- **WRITTEN PROBLEM**
Locate the string "draw" throughout the material and copy every line in which it occurs.

- **TASK MATERIAL**
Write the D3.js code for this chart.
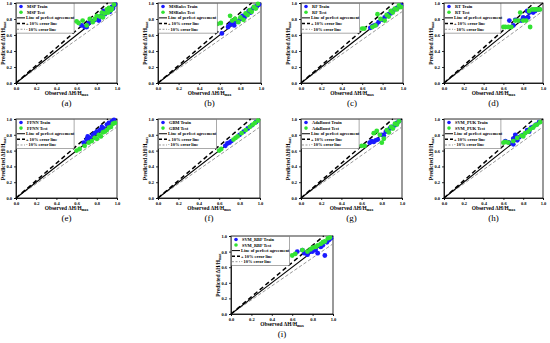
<!DOCTYPE html>
<html><head><meta charset="utf-8">
<script src="https://cdn.jsdelivr.net/npm/d3@7"></script>
<style>body{margin:0;background:#fff}svg{display:block}</style>
</head><body>
<script>
const models = ["MSP","MSRules","RF","RT","FFNN","GBM","AdaBoost","SVM_PUK","SVM_RBF"];
const panelLabels = ["(a)","(b)","(c)","(d)","(e)","(f)","(g)","(h)","(i)"];
const tickValues = [0.0,0.2,0.4,0.6,0.8,1.0];
const legendLines = ["Line of perfect agreement","+ 10% error line","- 10% error line"];

const mspTrain = [[0.65,0.72],[0.68,0.70],[0.70,0.70],[0.72,0.75],[0.75,0.77],[0.78,0.79],[0.80,0.80],[0.82,0.78],[0.84,0.83],[0.85,0.85],[0.87,0.90],[0.88,0.86],[0.90,0.90],[0.92,0.92],[0.93,0.89],[0.95,0.95],[0.96,0.93],[0.97,0.97],[0.98,0.98]];
const mspTest = [[0.60,0.77],[0.62,0.75],[0.66,0.78],[0.70,0.72],[0.73,0.80],[0.76,0.76],[0.78,0.80],[0.80,0.84],[0.83,0.83],[0.85,0.88],[0.86,0.82],[0.88,0.87],[0.90,0.92],[0.91,0.88],[0.92,0.94],[0.94,0.91],[0.95,0.93],[0.97,0.98]];
const msrTrain = [[0.62,0.62],[0.68,0.70],[0.70,0.73],[0.72,0.75],[0.74,0.72],[0.76,0.77],[0.80,0.80],[0.82,0.84],[0.84,0.82],[0.86,0.86],[0.88,0.90],[0.90,0.88],[0.92,0.93],[0.94,0.95],[0.96,0.96],[0.98,0.98]];
const msrTest = [[0.58,0.74],[0.61,0.75],[0.70,0.84],[0.72,0.78],[0.75,0.80],[0.78,0.76],[0.80,0.82],[0.83,0.79],[0.85,0.87],[0.87,0.85],[0.89,0.91],[0.91,0.89],[0.93,0.95],[0.95,0.93],[0.97,0.99]];
const rfTrain = [[0.68,0.69],[0.70,0.71],[0.72,0.72],[0.74,0.73],[0.76,0.76],[0.80,0.79],[0.82,0.82],[0.84,0.84],[0.86,0.86],[0.88,0.87],[0.90,0.90],[0.92,0.92],[0.94,0.94],[0.96,0.95],[0.98,0.97]];
const rfTest = [[0.60,0.68],[0.62,0.68],[0.70,0.70],[0.73,0.72],[0.75,0.86],[0.78,0.80],[0.82,0.78],[0.84,0.85],[0.86,0.83],[0.88,0.90],[0.90,0.88],[0.92,0.93],[0.94,0.92],[0.96,0.97],[0.98,0.95]];
const rtTrain = [[0.66,0.78],[0.70,0.72],[0.72,0.79],[0.78,0.78],[0.80,0.82],[0.82,0.80],[0.84,0.90],[0.85,0.82],[0.86,0.88],[0.88,0.90],[0.90,0.88],[0.92,0.90],[0.94,0.92],[0.96,0.92]];
const rtTest = [[0.60,0.70],[0.62,0.70],[0.65,0.70],[0.68,0.70],[0.72,0.78],[0.75,0.78],[0.77,0.88],[0.80,0.78],[0.83,0.78],[0.87,0.70],[0.86,0.90],[0.89,0.92],[0.91,0.92],[0.93,0.92],[0.95,0.92],[0.97,0.92]];
const ffnnTrain = [[0.67,0.70],[0.70,0.74],[0.71,0.78],[0.73,0.76],[0.76,0.80],[0.78,0.82],[0.80,0.84],[0.83,0.86],[0.85,0.90],[0.87,0.88],[0.90,0.93],[0.92,0.95],[0.95,0.97],[0.97,0.99]];
const ffnnTest = [[0.60,0.60],[0.63,0.62],[0.68,0.66],[0.72,0.70],[0.75,0.72],[0.78,0.76],[0.80,0.75],[0.82,0.80],[0.84,0.78],[0.86,0.83],[0.88,0.84],[0.90,0.86],[0.92,0.89],[0.94,0.90],[0.96,0.94],[0.98,0.95]];
const gbmTrain = [[0.66,0.66],[0.68,0.69],[0.70,0.70],[0.72,0.72],[0.80,0.80],[0.84,0.84],[0.88,0.88],[0.92,0.92],[0.96,0.96]];
const gbmTest = [[0.60,0.60],[0.62,0.62],[0.74,0.74],[0.76,0.76],[0.78,0.78],[0.82,0.82],[0.86,0.86],[0.90,0.90],[0.93,0.93],[0.95,0.95],[0.98,0.98]];
const adaTrain = [[0.68,0.70],[0.70,0.72],[0.72,0.71],[0.74,0.73],[0.76,0.74],[0.80,0.80],[0.82,0.79],[0.84,0.84],[0.86,0.86],[0.88,0.88],[0.90,0.90],[0.93,0.92],[0.95,0.95],[0.97,0.97]];
const adaTest = [[0.60,0.66],[0.63,0.66],[0.72,0.82],[0.75,0.85],[0.78,0.80],[0.80,0.70],[0.82,0.75],[0.85,0.86],[0.87,0.83],[0.89,0.90],[0.91,0.88],[0.93,0.94],[0.95,0.93],[0.97,0.97]];
const pukTrain = [[0.62,0.72],[0.66,0.70],[0.70,0.68],[0.70,0.75],[0.72,0.80],[0.74,0.73],[0.76,0.77],[0.80,0.80],[0.84,0.86],[0.86,0.84],[0.88,0.89],[0.90,0.90],[0.93,0.93],[0.96,0.96]];
const pukTest = [[0.60,0.70],[0.62,0.71],[0.65,0.70],[0.70,0.72],[0.74,0.76],[0.78,0.79],[0.80,0.78],[0.82,0.82],[0.85,0.84],[0.87,0.87],[0.90,0.89],[0.92,0.92],[0.94,0.93],[0.97,0.96]];
const rbfTrain = [[0.65,0.80],[0.70,0.82],[0.72,0.78],[0.75,0.76],[0.78,0.80],[0.80,0.80],[0.83,0.82],[0.85,0.78],[0.88,0.86],[0.90,0.88],[0.92,0.75],[0.94,0.92],[0.96,0.95],[0.98,0.97]];
const rbfTest = [[0.60,0.75],[0.63,0.77],[0.70,0.82],[0.75,0.80],[0.78,0.83],[0.80,0.85],[0.83,0.86],[0.85,0.88],[0.88,0.90],[0.90,0.92],[0.92,0.93],[0.95,0.97],[0.97,0.98]];

const trainSets = [mspTrain,msrTrain,rfTrain,rtTrain,ffnnTrain,gbmTrain,adaTrain,pukTrain,rbfTrain];
const testSets = [mspTest,msrTest,rfTest,rtTest,ffnnTest,gbmTest,adaTest,pukTest,rbfTest];

// layout
const frames = [
  [16,3,117,83],[158,3,261,83],[301,3,403,83],[444,3,543,83],
  [16,119,117,198],[158,119,260,198],[301,119,402,198],[444,119,543,198],
  [231,236,333,314]
];
const BLUE = "#1a1aff", GREEN = "#33e233";
const FONT = "'Liberation Serif','Times New Roman',serif";

const svg = d3.select("body").append("svg").attr("width",550).attr("height",343)
  .style("font-family",FONT);
svg.append("rect").attr("width",550).attr("height",343).attr("fill","#fff");

models.forEach((m,i) => {
  const [x0,y0,x1,y1] = frames[i];
  const w = x1-x0, h = y1-y0;
  const g = svg.append("g").attr("transform",`translate(${x0},${y0})`);
  const x = d3.scaleLinear().domain([0,1]).range([0,w]);
  const y = d3.scaleLinear().domain([0,1]).range([h,0]);

  const xa = g.append("g").attr("transform",`translate(0,${h})`)
    .call(d3.axisBottom(x).tickValues(tickValues).tickFormat(d3.format(".1f")).tickSize(2).tickPadding(2));
  const ya = g.append("g")
    .call(d3.axisLeft(y).tickValues(tickValues).tickFormat(d3.format(".1f")).tickSize(2).tickPadding(2));
  [xa,ya].forEach(a => {
    a.selectAll("text").attr("font-size",4.5).attr("font-weight","bold").attr("font-family",FONT);
    a.selectAll("path,line").attr("stroke","#000").attr("stroke-width",0.8);
  });
  g.append("rect").attr("width",w).attr("height",h).attr("fill","none").attr("stroke","#000").attr("stroke-width",0.8);

  g.append("line").attr("x1",x(0)).attr("y1",y(0)).attr("x2",x(1)).attr("y2",y(0.9))
    .attr("stroke","#999").attr("stroke-width",1).attr("stroke-dasharray","3.5,2");
  g.append("line").attr("x1",x(0)).attr("y1",y(0)).attr("x2",x(1/1.1)).attr("y2",y(1))
    .attr("stroke","#000").attr("stroke-width",1.5).attr("stroke-dasharray","4.5,3");
  g.append("line").attr("x1",x(0)).attr("y1",y(0)).attr("x2",x(1)).attr("y2",y(1))
    .attr("stroke","#000").attr("stroke-width",1.1);

  g.selectAll("circle.tr").data(trainSets[i]).join("circle").attr("class","tr")
    .attr("cx",d=>x(d[0])).attr("cy",d=>y(d[1])).attr("r",2.4).attr("fill",BLUE);
  g.selectAll("circle.te").data(testSets[i]).join("circle").attr("class","te")
    .attr("cx",d=>x(d[0])).attr("cy",d=>y(d[1])).attr("r",2.4).attr("fill",GREEN);

  const lw = w*0.57, lh = h*0.37;
  const lg = g.append("g");
  lg.append("rect").attr("x",0.5).attr("y",0.5).attr("width",lw).attr("height",lh)
    .attr("fill","#fff").attr("stroke","#555").attr("stroke-width",0.5);
  const rowH = lh/5.2;
  const labels = [m+" Train", m+" Test"].concat(legendLines);
  labels.forEach((t,k) => {
    const cy = 3.5 + k*rowH;
    if (k===0 || k===1) {
      lg.append("circle").attr("cx",5).attr("cy",cy).attr("r",1.8).attr("fill",k===0?BLUE:GREEN);
    } else if (k===2) {
      lg.append("line").attr("x1",1).attr("x2",9).attr("y1",cy).attr("y2",cy).attr("stroke","#000").attr("stroke-width",1);
    } else if (k===3) {
      lg.append("line").attr("x1",1).attr("x2",9).attr("y1",cy).attr("y2",cy).attr("stroke","#000").attr("stroke-width",1.5).attr("stroke-dasharray","3,2");
    } else {
      lg.append("line").attr("x1",1).attr("x2",9).attr("y1",cy).attr("y2",cy).attr("stroke","#999").attr("stroke-width",1).attr("stroke-dasharray","2,1.5");
    }
    lg.append("text").attr("x", k<2 ? 11 : 10).attr("y",cy+1.5).attr("font-size",4.4).attr("font-weight","bold").text(t);
  });

  const xt = g.append("text").attr("x",w/2).attr("y",h+12).attr("text-anchor","middle")
    .attr("font-size",5.4).attr("font-weight","bold");
  xt.append("tspan").text("Observed ΔH/H");
  xt.append("tspan").attr("font-size",3.6).attr("dy",1.2).text("max");
  const yt = g.append("text").attr("transform",`translate(-11,${h/2}) rotate(-90)`).attr("text-anchor","middle")
    .attr("font-size",5.4).attr("font-weight","bold");
  yt.append("tspan").text("Predicted ΔH/H");
  yt.append("tspan").attr("font-size",3.6).attr("dy",1.2).text("max");

  g.append("text").attr("x",w/2).attr("y",h+23).attr("text-anchor","middle")
    .attr("font-size",9).attr("font-family",FONT).text(panelLabels[i]);
});
</script>
</body></html>
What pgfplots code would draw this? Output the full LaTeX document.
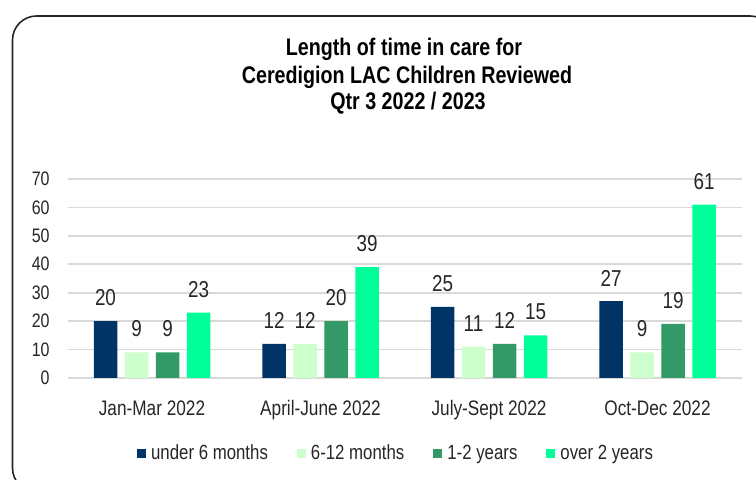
\documentclass[border=0pt]{standalone}
\usepackage{pgfplots}
\pgfplotsset{compat=1.18}
\usepackage{fontspec}
\setmainfont{Liberation Sans}[FakeStretch=0.82]
\definecolor{cNavy}{HTML}{003366}
\definecolor{cMint}{HTML}{CCFFCC}
\definecolor{cGreen}{HTML}{339966}
\definecolor{cBright}{HTML}{00FF99}
\definecolor{cGrid}{HTML}{D9D9D9}
\definecolor{cText}{HTML}{262626}
\begin{document}
\begin{tikzpicture}[x=1bp,y=1bp]
\useasboundingbox (0,0) rectangle (756,480);
\begin{scope}
\clip (0,0) rectangle (756,480);
\draw[line width=1.6bp, rounded corners=24bp, black!85] (12.5,-12) rectangle (774,464);
\end{scope}
\begin{scope}[every node/.style={anchor=base, inner sep=0pt, text=black, font=\fontsize{24bp}{27bp}\selectfont\bfseries}]
\node at (404,424) {Length of time in care for};
\node at (407,396) {Ceredigion LAC Children Reviewed};
\node at (408,370) {Qtr 3 2022 / 2023};
\end{scope}
\begin{axis}[
  at={(67.75bp,102bp)}, anchor=south west,
  scale only axis, width=674bp, height=199bp,
  xmin=-0.5, xmax=3.5, ymin=0, ymax=70,
  ybar=7.5bp, bar width=23.5bp,
  axis line style={draw=none},
  tick style={draw=none},
  ymajorgrids, grid style={cGrid, line width=1.6bp},
  ytick={0,10,...,70},
  xtick={0,1,2,3},
  xticklabels={Jan-Mar 2022, April-June 2022, July-Sept 2022, Oct-Dec 2022},
  /pgf/number format/assume math mode=true,
  yticklabel style={font=\fontsize{19.5bp}{21bp}\selectfont, text=cText, anchor=east, inner sep=0pt, xshift=-18bp},
  xticklabel style={font=\fontsize{21bp}{23bp}\selectfont, text=cText, anchor=north, inner sep=0pt, yshift=-18bp},
  nodes near coords,
  nodes near coords style={font=\fontsize{23bp}{25bp}\selectfont, text=cText, anchor=south, inner sep=0pt, yshift=15bp},
  clip=false,
  legend columns=4,
  legend style={draw=none, at={(0.4856,-0.377)}, anchor=center,
    font=\fontsize{20.5bp}{22bp}\selectfont, text=cText,
    nodes={inner sep=0pt},
    /tikz/every odd column/.append style={column sep=5bp},
    /tikz/every even column/.append style={column sep=29bp}},
  legend image code/.code={\fill[#1] (0bp,-4.5bp) rectangle (9bp,4.5bp);},
]
\addplot[fill=cNavy, draw=none] coordinates {(0,20) (1,12) (2,25) (3,27)};
\addplot[fill=cMint, draw=none] coordinates {(0,9) (1,12) (2,11) (3,9)};
\addplot[fill=cGreen, draw=none] coordinates {(0,9) (1,20) (2,12) (3,19)};
\addplot[fill=cBright, draw=none] coordinates {(0,23) (1,39) (2,15) (3,61)};
\legend{under 6 months, 6-12 months, 1-2 years, over 2 years}
\end{axis}
\end{tikzpicture}
\end{document}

- **RESULT**
What pgfplots code would draw this? Output the full LaTeX document.
\draw[line width=1.6bp, rounded corners=24bp, black!85] (12.5,-12) rectangle (774,464);
  axis line style={draw=none},
  tick style={draw=none},
  legend style={draw=none, at={(0.4856,-0.377)}, anchor=center,
\addplot[fill=cNavy, draw=none] coordinates {(0,20) (1,12) (2,25) (3,27)};
\addplot[fill=cMint, draw=none] coordinates {(0,9) (1,12) (2,11) (3,9)};
\addplot[fill=cGreen, draw=none] coordinates {(0,9) (1,20) (2,12) (3,19)};
\addplot[fill=cBright, draw=none] coordinates {(0,23) (1,39) (2,15) (3,61)};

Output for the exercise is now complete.